Maybe I'm missing something about the HHonors levels (gold, diamond....), but at the end of the day you are getting HHonors points to redeem with Hilton, yes?

I already have an Platnim Amex from Costco (not the newer aqua green one) which gives me CASH back at the rate of 2% after purchases for the year reach an amount...I belive $6k.   Last year after business travel, putting gas in the car, groceries and $10,000 of remodling on the house which I paid with the card...I got a check for just under $700.  Now the trick of course is the check is only good at Costco...but I'm already spending money at Costco anyway and if I don't spend the entire amount of the check, they give me the rest as change...cash.

To date I've not figured out how HHonors points are going to benifit me better than cash.  I don't mind getting points for stays when I'm already staying with a Hilton or HGVC property...but if it's points vs. cash...I've stayed with cash.  Anyone want to enlighten me?


----------



## Maverick1963 (Jul 23, 2007)

*Looks like it is really coming out.*

In a Japanese HGVC BBS, I saw a story from a HHV rep that a new elite status scheme is coming out.  I just don't know the originator's commet here is true or not. But it is said that different elite levels are the core idea.  Does anyone have further info?


----------



## dougp26364 (Jul 23, 2007)

I guess this is suppose to make us want to buy more developer points in lieu of actually building properties in more locations than the big three of Hawaii, Vegas and Orlando. 

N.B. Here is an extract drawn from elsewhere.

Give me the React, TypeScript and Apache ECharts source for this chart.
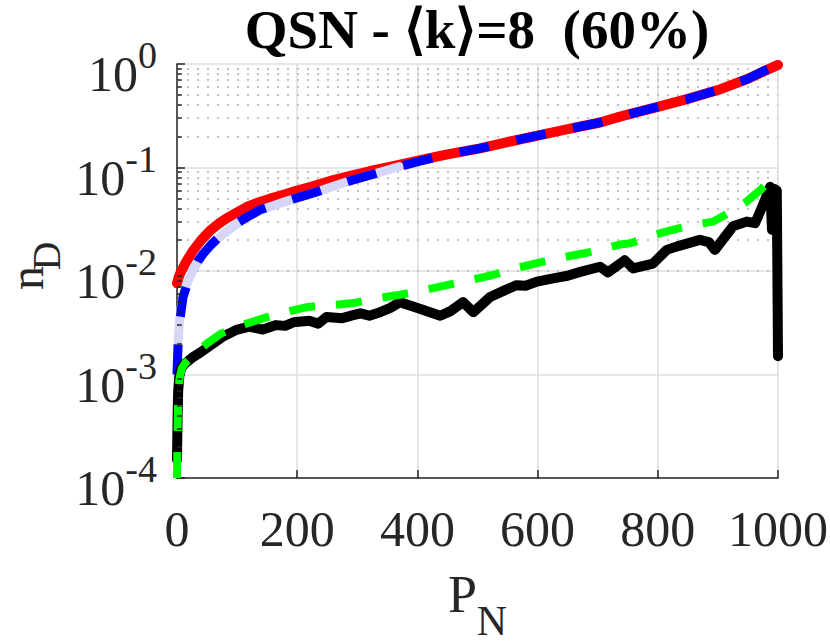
import React, { useEffect, useRef } from "react";
import * as echarts from "echarts";

const FONT = "'Liberation Serif', 'Times New Roman', Times, serif";
const TITLE = "QSN - \u27E8k\u27E9=8  (60%)";
const Y_NAME = ["n", "D"];

const xTicks = [0, 200, 400, 600, 800, 1000];
const yDecades = [-4, -3, -2, -1, 0];
const minorMultipliers = [2, 3, 4, 5, 6, 7, 8, 9];

const redData: [number, number][] = [
  [0, 0.0076], [3, 0.0088], [6, 0.0097], [10, 0.0107], [15, 0.0122], [20, 0.0136],
  [27, 0.0158], [40, 0.0198], [55, 0.0245], [70, 0.0288], [83, 0.0325], [100, 0.0368],
  [116, 0.0415], [135, 0.0458], [155, 0.05], [180, 0.055], [200, 0.0598], [230, 0.0668],
  [260, 0.0755], [290, 0.0835], [320, 0.092], [350, 0.1], [388, 0.112], [420, 0.123],
  [450, 0.134], [504, 0.153], [550, 0.176], [604, 0.206], [650, 0.235], [704, 0.272],
  [737, 0.31], [800, 0.386], [850, 0.46], [900, 0.56], [950, 0.72], [1000, 0.98],
];

const blueData: [number, number][] = [
  [0, 0.001], [1, 0.0015], [2, 0.002], [4, 0.003], [7, 0.0042], [10, 0.0056],
  [16, 0.0072], [25, 0.0095], [35, 0.0125], [44, 0.0148], [55, 0.0175], [69, 0.021],
  [85, 0.025], [100, 0.029], [120, 0.034], [138, 0.039], [160, 0.043], [180, 0.047],
  [205, 0.052], [232, 0.058], [260, 0.066], [290, 0.075], [332, 0.088], [370, 0.102],
  [404, 0.115], [450, 0.134], [504, 0.153], [550, 0.176], [604, 0.206], [650, 0.235],
  [704, 0.272], [737, 0.31], [800, 0.386], [850, 0.46], [900, 0.56], [950, 0.72], [1000, 1.0],
];

const lavenderData: [number, number][] = [
  [0, 0.001], [1, 0.0016], [2, 0.0022], [4, 0.0032], [7, 0.0045], [10, 0.0058],
  [16, 0.0074], [25, 0.0097], [35, 0.0123], [44, 0.0146], [55, 0.0172], [69, 0.0207],
  [85, 0.0247], [100, 0.0287], [120, 0.0337], [138, 0.0387], [160, 0.0428], [180, 0.0468],
  [205, 0.0518], [232, 0.0578], [260, 0.0658], [290, 0.0748], [332, 0.088], [370, 0.102],
];

const blackData: [number, number][] = [
  [0, 0.00015], [1, 0.0004], [2, 0.0007], [4, 0.00098], [7, 0.00115], [13, 0.00127],
  [25, 0.00145], [40, 0.00165], [55, 0.0019], [75, 0.0023], [99, 0.0027], [120, 0.0029],
  [143, 0.00272], [165, 0.003], [180, 0.00295], [194, 0.0032], [220, 0.0033], [235, 0.0031],
  [249, 0.0036], [275, 0.0035], [290, 0.0037], [305, 0.0039], [320, 0.0037], [338, 0.004],
  [355, 0.0044], [371, 0.005], [390, 0.0046], [410, 0.0042], [438, 0.0037], [455, 0.0041],
  [476, 0.005], [493, 0.004], [521, 0.0056], [545, 0.0065], [565, 0.0073], [580, 0.0072],
  [599, 0.0079], [626, 0.0085], [650, 0.009], [671, 0.0098], [704, 0.011], [717, 0.0097],
  [745, 0.0127], [759, 0.0106], [792, 0.0118], [815, 0.016], [831, 0.0172], [870, 0.02],
  [885, 0.019], [895, 0.016], [925, 0.027], [948, 0.03], [962, 0.029], [976, 0.045],
  [987, 0.065], [990, 0.025], [994, 0.062], [998, 0.06], [1000, 0.0015],
];

const greenData: [number, number][] = [
  [0, 0.0001], [1, 0.0003], [2, 0.0006], [4, 0.0009], [8, 0.00115], [14, 0.0013],
  [22, 0.00143], [33, 0.00165], [50, 0.002], [74, 0.0025], [100, 0.0029], [144, 0.0035],
  [180, 0.004], [218, 0.0045], [260, 0.0047], [293, 0.0049], [330, 0.0054], [371, 0.0059],
  [410, 0.0065], [449, 0.0073], [490, 0.0082], [524, 0.0091], [560, 0.0105], [601, 0.012],
  [640, 0.0135], [682, 0.015], [737, 0.018], [754, 0.0185], [790, 0.022], [823, 0.0248],
  [860, 0.028], [892, 0.03], [920, 0.037], [945, 0.0456], [970, 0.06], [987, 0.076], [1000, 0.08],
];

const minorValues: number[] = [];
yDecades.slice(0, -1).forEach((d) => {
  minorMultipliers.forEach((m) => minorValues.push(m * Math.pow(10, d)));
});

const TEXT = "#262626";

function buildOption() {
  return {
    animation: false,
    backgroundColor: "#ffffff",
    grid: {
      left: 177,
      right: 52,
      top: 64,
      bottom: 166,
      containLabel: false,
      outerBoundsMode: "none",
    },
    graphic: [
      {
        type: "text",
        x: 477,
        y: 29,
        style: {
          text: TITLE,
          fontSize: 55,
          fontWeight: "bold",
          fontFamily: FONT,
          fill: "#000000",
          align: "center",
          verticalAlign: "middle",
        },
      },
      {
        type: "text",
        x: 26,
        y: 278,
        rotation: Math.PI / 2,
        style: {
          text: Y_NAME[0],
          fontSize: 48,
          fontFamily: FONT,
          fill: TEXT,
          align: "center",
          verticalAlign: "middle",
        },
      },
      {
        type: "text",
        x: 46,
        y: 256,
        rotation: Math.PI / 2,
        style: {
          text: Y_NAME[1],
          fontSize: 40,
          fontFamily: FONT,
          fill: TEXT,
          align: "center",
          verticalAlign: "middle",
        },
      },
    ],
    xAxis: {
      type: "value",
      min: xTicks[0],
      max: xTicks[xTicks.length - 1],
      interval: xTicks[1] - xTicks[0],
      axisLine: { show: true, lineStyle: { color: TEXT, width: 1.5 } },
      axisTick: { show: true, inside: true, length: 8, lineStyle: { color: TEXT, width: 1.5 } },
      axisLabel: {
        margin: 26,
        fontSize: 50,
        fontFamily: FONT,
        color: TEXT,
        lineHeight: 50,
        formatter: (v: number) => String(v),
      },
      splitLine: { show: true, lineStyle: { color: "#dedede", width: 1.5 } },
      name: "{p|P}{n|N}",
      nameLocation: "middle",
      nameGap: 90,
      nameTextStyle: {
        fontFamily: FONT,
        color: TEXT,
        rich: {
          p: { fontSize: 52, fontFamily: FONT, color: TEXT, verticalAlign: "top", lineHeight: 74 },
          n: { fontSize: 42, fontFamily: FONT, color: TEXT, verticalAlign: "bottom", lineHeight: 74 },
        },
      },
    },
    yAxis: {
      type: "log",
      logBase: 10,
      min: Math.pow(10, yDecades[0]),
      max: Math.pow(10, yDecades[yDecades.length - 1]),
      axisLine: { show: true, lineStyle: { color: TEXT, width: 1.5 } },
      axisTick: { show: true, inside: true, length: 8, lineStyle: { color: TEXT, width: 1.5 } },
      axisLabel: {
        margin: 20,
        color: TEXT,
        fontFamily: FONT,
        formatter: (v: number) => {
          const e = Math.round(Math.log10(v));
          return "{b|10}{s|" + e + "}";
        },
        rich: {
          b: { fontSize: 50, fontFamily: FONT, color: TEXT, verticalAlign: "bottom", lineHeight: 50 },
          s: {
            fontSize: 38,
            fontFamily: FONT,
            color: TEXT,
            verticalAlign: "top",
            lineHeight: 70,
            padding: [7, 0, 0, 0],
          },
        },
      },
      splitLine: { show: true, lineStyle: { color: "#dedede", width: 1.5 } },
      minorTick: { show: false },
      minorSplitLine: { show: false },
    },
    series: [
      {
        name: "minor-grid",
        type: "line",
        data: [[0, 1]],
        symbol: "none",
        lineStyle: { opacity: 0 },
        silent: true,
        z: 1,
        markLine: {
          z: 1,
          silent: true,
          symbol: ["none", "none"],
          label: { show: false },
          animation: false,
          lineStyle: { color: "#c2c2c2", width: 2, type: [2, 8] },
          emphasis: { disabled: true },
          data: minorValues.map((v) => ({ yAxis: v })),
        },
      },
      {
        name: "minor-ticks",
        type: "line",
        data: [[0, 1]],
        symbol: "none",
        lineStyle: { opacity: 0 },
        silent: true,
        z: 6,
        markLine: {
          z: 6,
          silent: true,
          symbol: ["none", "none"],
          label: { show: false },
          animation: false,
          lineStyle: { color: TEXT, width: 1.5, type: "solid" },
          emphasis: { disabled: true },
          data: minorValues.map((v) => [{ coord: [0, v] }, { coord: [8, v] }]),
        },
      },
      {
        name: "red",
        type: "line",
        data: redData,
        symbol: "none",
        lineStyle: { color: "#ff0000", width: 10, cap: "round", join: "round" },
        z: 3,
      },
      {
        name: "lavender",
        type: "line",
        data: lavenderData,
        symbol: "none",
        lineStyle: { color: "#d6d7f7", width: 9, cap: "round", join: "round" },
        z: 3,
      },
      {
        name: "blue",
        type: "line",
        data: blueData,
        symbol: "none",
        lineStyle: { color: "#0000ff", width: 9, type: [30, 28], cap: "butt", join: "round" },
        z: 3,
      },
      {
        name: "black",
        type: "line",
        data: blackData,
        symbol: "none",
        lineStyle: { color: "#000000", width: 10, cap: "round", join: "round" },
        z: 3,
      },
      {
        name: "green",
        type: "line",
        data: greenData,
        symbol: "none",
        lineStyle: { color: "#00ff00", width: 8, type: [26, 21], cap: "butt", join: "round" },
        z: 3,
      },
    ],
  };
}

export default function App() {
  const ref = useRef<HTMLDivElement>(null);
  useEffect(() => {
    if (!ref.current) return;
    const chart = echarts.init(ref.current, null, { renderer: "svg" });
    chart.setOption(buildOption() as any);
    return () => chart.dispose();
  }, []);
  return (
    <div
      ref={ref}
      style={{ position: "fixed", left: 0, top: 0, width: 830, height: 644, background: "#fff" }}
    />
  );
}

I keep hoping that one of these days Hilton will catch on and realize the owners want new HGVC LOCATIONS and not new benefits or new affiliates with limited availability.


----------



## Maverick1963 (Jul 23, 2007)

Whatever the new elite status is, it will be a technique to make the upper class resort like Waikikian and Kingsland look gorgeous.  It's red herring but I just want to know what it is.


----------



## ricoba (Jul 23, 2007)

dougp26364 said:


> I keep hoping that one of these days Hilton will catch on and realize the owners want new HGVC LOCATIONS and not new benefits or new affiliates with limited availability.




AMEN & AMEN.....


----------



## Sooby (Jul 24, 2007)

*New Elite*

I know for the Elite you must buy one TS from the developer. Does anyone know what the purchase requirements are for the others?   Sooby


----------



## lawgs (Jul 25, 2007)

*with respect to RCI and this Elite program*

just called the 1-800 number

the first VG knew nothing about this program

asked to speak to a HGVC RCI specialist, who also knew little about this .....with the exceptions that "Hilton and RCI" are ironing out the details and the program has a tentative roll out of January 2008

so as of yet they have not decided what RCI ultimate resorts are or how the "instant" confirmation process will work....

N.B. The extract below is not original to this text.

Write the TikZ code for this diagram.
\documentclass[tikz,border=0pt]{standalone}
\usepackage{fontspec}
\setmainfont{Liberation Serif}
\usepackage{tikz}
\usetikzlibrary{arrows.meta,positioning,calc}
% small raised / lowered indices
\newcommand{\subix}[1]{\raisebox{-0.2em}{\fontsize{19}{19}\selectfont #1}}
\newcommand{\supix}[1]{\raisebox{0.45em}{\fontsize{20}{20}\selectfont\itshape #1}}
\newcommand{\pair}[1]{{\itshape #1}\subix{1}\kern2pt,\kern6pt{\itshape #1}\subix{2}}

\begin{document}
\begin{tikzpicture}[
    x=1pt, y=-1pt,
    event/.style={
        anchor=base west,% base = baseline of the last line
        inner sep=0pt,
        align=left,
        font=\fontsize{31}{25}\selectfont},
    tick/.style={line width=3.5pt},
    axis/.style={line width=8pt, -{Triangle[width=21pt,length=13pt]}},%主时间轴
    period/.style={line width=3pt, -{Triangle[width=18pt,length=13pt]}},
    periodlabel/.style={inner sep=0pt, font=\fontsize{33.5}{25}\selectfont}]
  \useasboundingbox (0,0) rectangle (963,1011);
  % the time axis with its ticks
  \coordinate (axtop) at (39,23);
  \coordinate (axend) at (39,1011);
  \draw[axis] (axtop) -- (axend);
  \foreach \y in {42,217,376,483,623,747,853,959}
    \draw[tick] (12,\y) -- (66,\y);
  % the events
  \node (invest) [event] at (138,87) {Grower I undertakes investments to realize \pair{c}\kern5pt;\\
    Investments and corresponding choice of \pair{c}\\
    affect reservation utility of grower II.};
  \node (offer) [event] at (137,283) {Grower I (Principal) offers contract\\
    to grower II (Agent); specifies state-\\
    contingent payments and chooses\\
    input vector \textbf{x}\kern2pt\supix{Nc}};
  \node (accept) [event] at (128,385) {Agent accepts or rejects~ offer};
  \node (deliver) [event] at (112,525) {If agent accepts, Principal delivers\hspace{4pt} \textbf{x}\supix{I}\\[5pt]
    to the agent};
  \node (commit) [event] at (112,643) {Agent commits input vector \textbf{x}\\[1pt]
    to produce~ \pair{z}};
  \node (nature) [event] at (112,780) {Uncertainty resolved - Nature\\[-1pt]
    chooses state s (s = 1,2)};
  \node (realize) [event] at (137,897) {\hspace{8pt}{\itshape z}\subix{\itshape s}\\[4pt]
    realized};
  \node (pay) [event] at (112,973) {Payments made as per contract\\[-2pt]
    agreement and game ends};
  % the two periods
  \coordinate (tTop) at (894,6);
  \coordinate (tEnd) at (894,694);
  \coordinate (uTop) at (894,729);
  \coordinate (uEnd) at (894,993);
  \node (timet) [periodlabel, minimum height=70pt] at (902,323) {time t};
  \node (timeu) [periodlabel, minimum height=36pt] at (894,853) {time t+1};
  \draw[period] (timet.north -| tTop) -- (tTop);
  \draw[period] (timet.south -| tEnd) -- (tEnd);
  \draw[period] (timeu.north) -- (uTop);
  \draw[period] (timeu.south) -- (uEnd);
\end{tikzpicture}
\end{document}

looks like an example of cart before the horse syndrome

but it does look like RCI might be stratifying, the BOOK of Vacation Dreams become even more irrelevant...and on HGVC's side, the lil guy will probably be checking in at 4 pm from now on.....no early concessions

smilawgs


----------



## Sandy VDH (Jul 25, 2007)

UWSurfer said:


> I got a check for just under $700.  Now the trick of course is the check is only good at Costco



No it is not.  You can take the check to Costco and get cash for it.  You do not need to spend it at costco.  I got a check for over $1500 last year as a rebate.  Costco didn't have the cash on hand, but actually cut me a real check not the check that came with my AMEX card.  I just deposited the cash into the bank.

You can request cash, you do not have to actually spend it at costco.

Just an FYI


----------